UCI : Pourquoi ne sont-ils pas interdits dans notre pays ?
Interdire les Frères musulmans peut avoir son utilité puisque cela peut permettre de mieux surveiller leurs activités. Mais ils s’installeront en Belgique par exemple où ils sont très bien accueillis, donc à 1h40 en Eurostar de Bruxelles.
L’autre problème c’est qu’ils se sont structurés pour faire face à une telle interdiction : une branche peut tomber, une autre pousse selon l’image de l’étoile de mer proposée par l’ex-Frère musulman Mohamed Louizi. Le système de parrainage et d’affiliation leur permet de ne pas trop être exposé. Donc je ne crois pas à cette solution d’interdiction pour résoudre le problème de l’extension de l’idéologie frériste. Les digues viendront des musulmans eux-mêmes, mais en attendant il faut apprendre aux politiques à ne plus « dealer » avec eux et pour cela leur donner des clés d’identification de ces acteurs très discrets.
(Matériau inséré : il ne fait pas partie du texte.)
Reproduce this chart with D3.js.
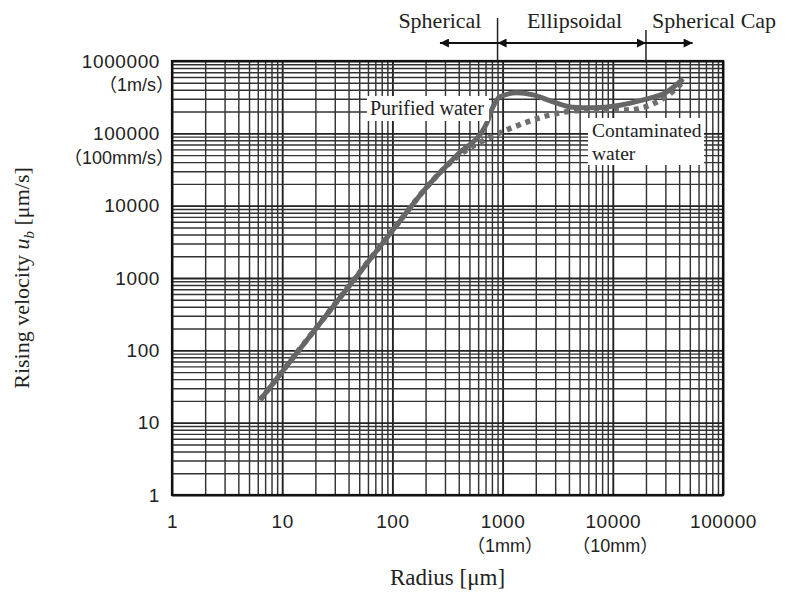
<!DOCTYPE html>
<html><head><meta charset="utf-8">
<script src="https://cdn.jsdelivr.net/npm/d3@7"></script>
<style>body{margin:0;background:#fff}</style>
</head><body><svg id="c" width="786" height="601"></svg>
<script>
// ---- data ----
const xTicks = [1, 10, 100, 1000, 10000, 100000];
const xTickLabels = ["1", "10", "100", "1000", "10000", "100000"];
const xSubLabels = ["", "", "", "（1mm）", "（10mm）", ""];
const yTicks = [1, 10, 100, 1000, 10000, 100000, 1000000];
const yTickLabels = ["1", "10", "100", "1000", "10000", "100000", "1000000"];
const ySubLabels = ["", "", "", "", "", "（100mm/s）", "（1m/s）"];

const purifiedR = [6.3, 101, 206, 385, 721, 818, 947, 1350, 1890, 2870, 4350, 6600, 11600, 18800, 31000, 43400];
const purifiedV = [20.6, 4600, 18200, 50000, 140000, 232000, 320000, 363000, 340000, 273000, 230000, 226000, 245000, 290000, 375000, 567000];

const contamR = [6.3, 101, 206, 333, 506, 769, 1240, 2180, 3310, 6600, 13400, 23200, 38200, 43400];
const contamV = [20.6, 4600, 18200, 39000, 63000, 88000, 121000, 164000, 192000, 211000, 211000, 256000, 425000, 518000];

const regimeNames = ["Spherical", "Ellipsoidal", "Spherical Cap"];
const regimeLabelR = [270, 4500, 83000];
const regimeBounds = [900, 20000];
const arrowEnds = [270, 53000];

// ---- layout ----
const L = 172, R = 723, T = 61, B = 495;
const svg = d3.select("#c");
const x = d3.scaleLog().domain([1, 1e5]).range([L, R]);
const y = d3.scaleLog().domain([1, 1e6]).range([B, T]);

const sans = "'Liberation Sans', Arial, 'Noto Sans CJK JP', sans-serif";
const serif = "'Liberation Serif', 'Times New Roman', serif";

// grid values 1..9 per decade
const gx = [], gy = [];
for (let d = 0; d < 5; d++) for (let k = 1; k < 10; k++) gx.push(k * Math.pow(10, d));
gx.push(1e5);
for (let d = 0; d < 6; d++) for (let k = 1; k < 10; k++) gy.push(k * Math.pow(10, d));
gy.push(1e6);

const gridX = svg.append("g").attr("transform", `translate(0,${B})`)
  .call(d3.axisBottom(x).tickValues(gx).tickSize(-(B - T)).tickFormat(""));
const gridY = svg.append("g").attr("transform", `translate(${L},0)`)
  .call(d3.axisLeft(y).tickValues(gy).tickSize(-(R - L)).tickFormat(""));
[gridX, gridY].forEach(g => {
  g.select(".domain").remove();
  g.selectAll(".tick line").attr("stroke", "#333").attr("stroke-width", 1.45);
});
gridX.selectAll(".tick line").filter(d => xTicks.includes(d)).attr("stroke-width", 1.9).attr("stroke", "#222");
gridY.selectAll(".tick line").filter(d => yTicks.includes(d)).attr("stroke-width", 1.9).attr("stroke", "#222");

// border
svg.append("rect").attr("x", L).attr("y", T).attr("width", R - L).attr("height", B - T)
  .attr("fill", "none").attr("stroke", "#111").attr("stroke-width", 2.2);

// tick labels via axes
const axX = svg.append("g").attr("transform", `translate(0,${B})`)
  .call(d3.axisBottom(x).tickValues(xTicks).tickSize(0).tickPadding(20)
    .tickFormat((d, i) => xTickLabels[i]));
axX.select(".domain").remove();
axX.selectAll("text").attr("font-family", sans).attr("font-size", 19).attr("fill", "#222")
  .attr("letter-spacing", 0.6);
axX.selectAll(".tick").each(function (d, i) {
  if (xSubLabels[i]) d3.select(this).append("text").attr("y", 57).attr("x", 2)
    .attr("text-anchor", "middle").attr("font-family", sans).attr("font-size", 18)
    .attr("fill", "#222").text(xSubLabels[i]);
});

const axY = svg.append("g").attr("transform", `translate(${L},0)`)
  .call(d3.axisLeft(y).tickValues(yTicks).tickSize(0).tickPadding(12)
    .tickFormat((d, i) => yTickLabels[i]));
axY.select(".domain").remove();
axY.selectAll("text").attr("font-family", sans).attr("font-size", 19).attr("fill", "#222")
  .attr("letter-spacing", 0.6);
axY.selectAll(".tick").each(function (d, i) {
  if (ySubLabels[i]) d3.select(this).append("text").attr("x", 2).attr("y", 24)
    .attr("dy", "0.32em").attr("text-anchor", "end").attr("font-family", sans)
    .attr("font-size", 18).attr("fill", "#222").text(ySubLabels[i]);
});

// curves
const line = d3.line().x(d => x(d[0])).y(d => y(d[1])).curve(d3.curveMonotoneX);
const cData = contamR.map((r, i) => [r, contamV[i]]);
const pData = purifiedR.map((r, i) => [r, purifiedV[i]]);
svg.append("path").datum(cData).attr("d", line).attr("fill", "none")
  .attr("stroke", "#6e6e6e").attr("stroke-width", 5.5).attr("stroke-dasharray", "5,5");
svg.append("path").datum(pData).attr("d", line).attr("fill", "none")
  .attr("stroke", "#666").attr("stroke-width", 5);

// in-plot labels
svg.append("rect").attr("x", 367).attr("y", 96).attr("width", 122).attr("height", 25).attr("fill", "#fff");
svg.append("text").attr("x", 370).attr("y", 115).attr("font-family", serif).attr("font-size", 20)
  .attr("fill", "#222").text("Purified water");
svg.append("rect").attr("x", 588).attr("y", 118).attr("width", 116).attr("height", 47).attr("fill", "#fff");
svg.append("text").attr("x", 592).attr("y", 137).attr("font-family", serif).attr("font-size", 19.5)
  .attr("fill", "#222").text("Contaminated");
svg.append("text").attr("x", 592).attr("y", 160).attr("font-family", serif).attr("font-size", 19.5)
  .attr("fill", "#222").text("water");

// regime annotations
const defs = svg.append("defs");
defs.append("marker").attr("id", "ah").attr("viewBox", "0 0 10 10").attr("refX", 10).attr("refY", 5)
  .attr("markerWidth", 12).attr("markerHeight", 9).attr("markerUnits", "userSpaceOnUse")
  .attr("orient", "auto-start-reverse")
  .append("path").attr("d", "M0,0L10,5L0,10z").attr("fill", "#111");
const ay = 43;
svg.append("line").attr("x1", x(regimeBounds[0])).attr("x2", x(regimeBounds[0])).attr("y1", 18).attr("y2", T)
  .attr("stroke", "#222").attr("stroke-width", 1.5);
svg.append("line").attr("x1", x(regimeBounds[1])).attr("x2", x(regimeBounds[1])).attr("y1", 30).attr("y2", T)
  .attr("stroke", "#222").attr("stroke-width", 1.5);
const arrows = [[regimeBounds[0], arrowEnds[0], false], [regimeBounds[0], regimeBounds[1], true], [regimeBounds[1], arrowEnds[1], false]];
arrows.forEach(([a, b, both]) => {
  const l = svg.append("line").attr("x1", x(a)).attr("x2", x(b)).attr("y1", ay).attr("y2", ay)
    .attr("stroke", "#111").attr("stroke-width", 2).attr("marker-end", "url(#ah)");
  if (both) l.attr("marker-start", "url(#ah)");
});
regimeNames.forEach((n, i) => {
  svg.append("text").attr("x", x(regimeLabelR[i])).attr("y", 28).attr("text-anchor", "middle")
    .attr("font-family", serif).attr("font-size", 22).attr("fill", "#222").text(n);
});

// axis titles
svg.append("text").attr("x", (L + R) / 2).attr("y", 585).attr("text-anchor", "middle")
  .attr("font-family", serif).attr("font-size", 23).attr("fill", "#222").text("Radius [μm]");
const yt = svg.append("text").attr("transform", "translate(29,278) rotate(-90)").attr("text-anchor", "middle")
  .attr("font-family", serif).attr("font-size", 22).attr("fill", "#222");
yt.append("tspan").text("Rising velocity ");
yt.append("tspan").attr("font-style", "italic").text("u");
yt.append("tspan").attr("font-style", "italic").attr("font-size", 15).attr("dy", 5).text("b");
yt.append("tspan").attr("dy", -5).text(" [μm/s]");
</script></body></html>
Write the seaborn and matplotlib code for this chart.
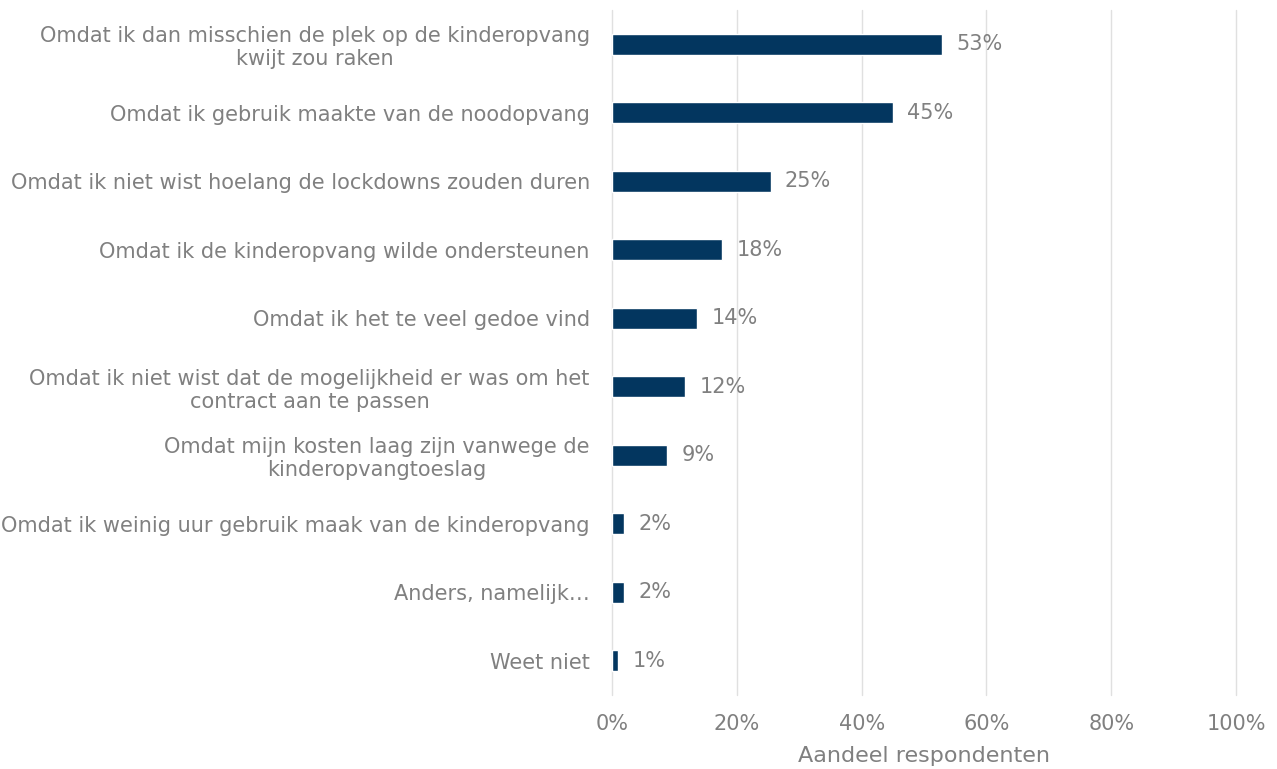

UCI : La situation en Israël avec les attaques du Hamas peut-elle avoir un impact en France via les frères musulmans ?
Sans aucun doute. Ce sont les Frères musulmans qui maintiennent le feu couvant du conflit israélo-arabe en Europe. Ce sont eux qui décideront quand il sera temps d’embraser les banlieues. Il faut empêcher que le rapport nous soit si défavorable qu’il ose lancer le signal de la « révolte ». Car pour eux c’st une guerre de libération pas seulement de la Palestine qui n’est qu’un prétexte, mais de la da’wah contre l’occident mécréant. Pour le moment ils préfèrent l’avancée pacifique en Europe et force est de constater qu’avec ses deux piliers le marché international du halal (pull) et la lutte prétendue contre l’islamophobie structurelle (push) rien de bien solide ne leur résiste.